More literally, “Though they swear, ‘As the LORD lives!’” That was a little like an ancient version of something we see in court: A person’s hand on the Bible, while swearing to tell the truth, the whole truth, and nothing but the truth. The phrase was part of an ancient vow. A person might swear on the name of God, Baal, or any other god.
Judah not only left God, they left God’s protection. They’re going to be on their own when the Babylonian invasion force crashes in on them in 586 BC—an event Jeremiah will live to see. The lion, wolf, and leopard seems to represent overwhelming forces coming at them everywhere the people of Judah lived.
As with Jeremiah 3:1, This scene calls to mind something from the life of Hosea, a prophet in the former northern Jewish nation of Israel a century before Jeremiah.
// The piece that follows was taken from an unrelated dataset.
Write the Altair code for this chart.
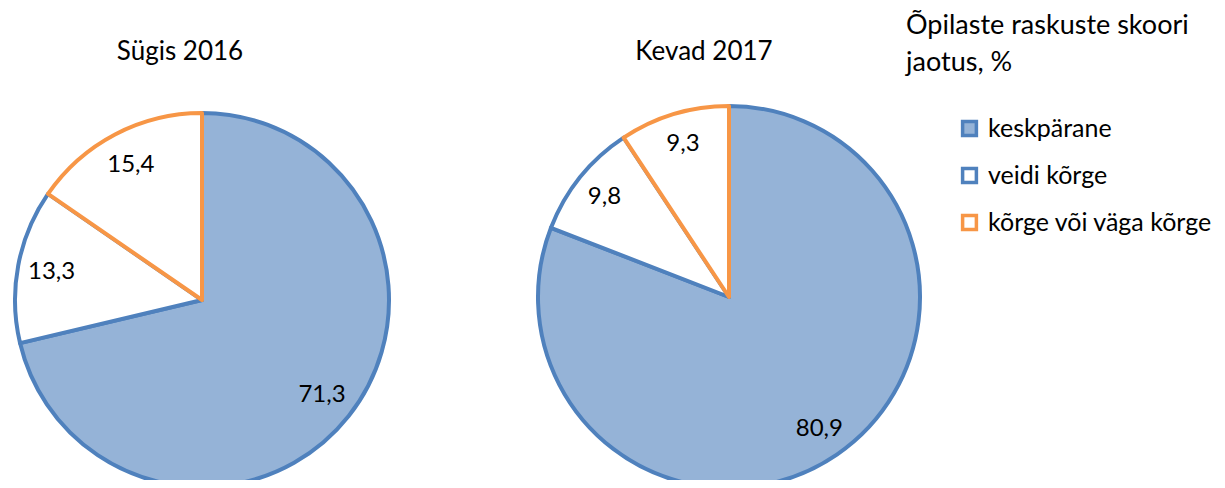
import altair as alt
import pandas as pd

categories = ["keskpärane", "veidi kõrge", "kõrge või väga kõrge"]
autumn_2016 = [71.3, 13.3, 15.4]
spring_2017 = [80.9, 9.8, 9.3]
seasons = ["Sügis 2016", "Kevad 2017"]
legend_title = "Õpilaste raskuste skoori\njaotus, %"

fill_colors = ["#95B3D7", "#FFFFFF", "#FFFFFF"]
stroke_colors = ["#4F81BD", "#4F81BD", "#F79646"]

FONT = "Lato"
TOP = 10  # top padding of the chart

rows = []
for season, vals in zip(seasons, [autumn_2016, spring_2017]):
    for i, (c, v) in enumerate(zip(categories, vals)):
        rows.append({"season": season, "cat": c, "ord": i, "value": v,
                     "label": f"{v:.1f}".replace(".", ",")})
df = pd.DataFrame(rows)

fill_scale = alt.Scale(domain=categories, range=fill_colors)
stroke_scale = alt.Scale(domain=categories, range=stroke_colors)

base = alt.Chart(df)


def pie(season, cx, cy, r, label_r, with_legend):
    src = base.transform_filter(alt.datum.season == season)
    if with_legend:
        leg = alt.Legend(
            title=None, orient="none", legendX=949, legendY=108 - TOP,
            symbolType="square", symbolSize=190, symbolStrokeWidth=3.5,
            labelFont=FONT, labelFontSize=25, labelColor="#000000",
            labelOffset=6, rowPadding=18, padding=0, labelLimit=400,
        )
    else:
        leg = None
    arcs = src.mark_arc(radius=r, strokeWidth=4, strokeJoin="round").encode(
        x=alt.value(cx), y=alt.value(cy),
        theta=alt.Theta("value:Q", stack=True),
        order=alt.Order("ord:Q"),
        fill=alt.Fill("cat:N", scale=fill_scale, sort=categories, legend=leg),
        stroke=alt.Stroke("cat:N", scale=stroke_scale, sort=categories, legend=leg),
    )
    labels = src.mark_text(radius=label_r, font=FONT, fontSize=24,
                           color="#000000").encode(
        x=alt.value(cx), y=alt.value(cy),
        theta=alt.Theta("value:Q", stack=True),
        order=alt.Order("ord:Q"),
        text="label:N",
    )
    return arcs + labels


title_df = pd.DataFrame({"t": seasons})
title1 = alt.Chart(title_df).transform_filter(alt.datum.t == seasons[0]).mark_text(
    font=FONT, fontSize=26, color="#000000", baseline="middle").encode(
    x=alt.value(172), y=alt.value(44 - TOP), text="t:N")
title2 = alt.Chart(title_df).transform_filter(alt.datum.t == seasons[1]).mark_text(
    font=FONT, fontSize=26, color="#000000", baseline="middle").encode(
    x=alt.value(696), y=alt.value(44 - TOP), text="t:N")

lt_df = pd.DataFrame({"t": [legend_title]})
ltitle = alt.Chart(lt_df).mark_text(
    font=FONT, fontSize=27, color="#000000", align="left", baseline="middle",
    lineBreak="\n", lineHeight=37).encode(
    x=alt.value(898), y=alt.value(18 - TOP), text="t:N")

chart = alt.layer(
    pie(seasons[0], 194, 292 - TOP, 187, 153, True),
    pie(seasons[1], 721, 289 - TOP, 191, 160, False),
    title1, title2, ltitle,
).resolve_scale(fill="shared", stroke="shared").properties(
    width=1209, height=472 - TOP,
    padding={"top": TOP, "left": 0, "right": 0, "bottom": 0},
    autosize=alt.AutoSizeParams(type="none"),
).configure_view(stroke=None)

chart.save("out.html", embed_options={"renderer": "svg", "actions": False})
In either fact or a metaphor, Hosea married a loose lady, if not a prostitute. She later ran away to take other lovers as a prostitute (Hosea 2). By comparing Israel, Jeremiah would have reminded the people of Hosea’s century-old story about his wife, Gomer.
Jacob, whom God renamed “Israel,” is considered a father of the Jewish nation because his dozen sons produced extended families that became the 12 tribes of Israel. Each tribe was assigned a plot of land in what is now Israel, Palestinian Territory, and parts of Jordan and Syria.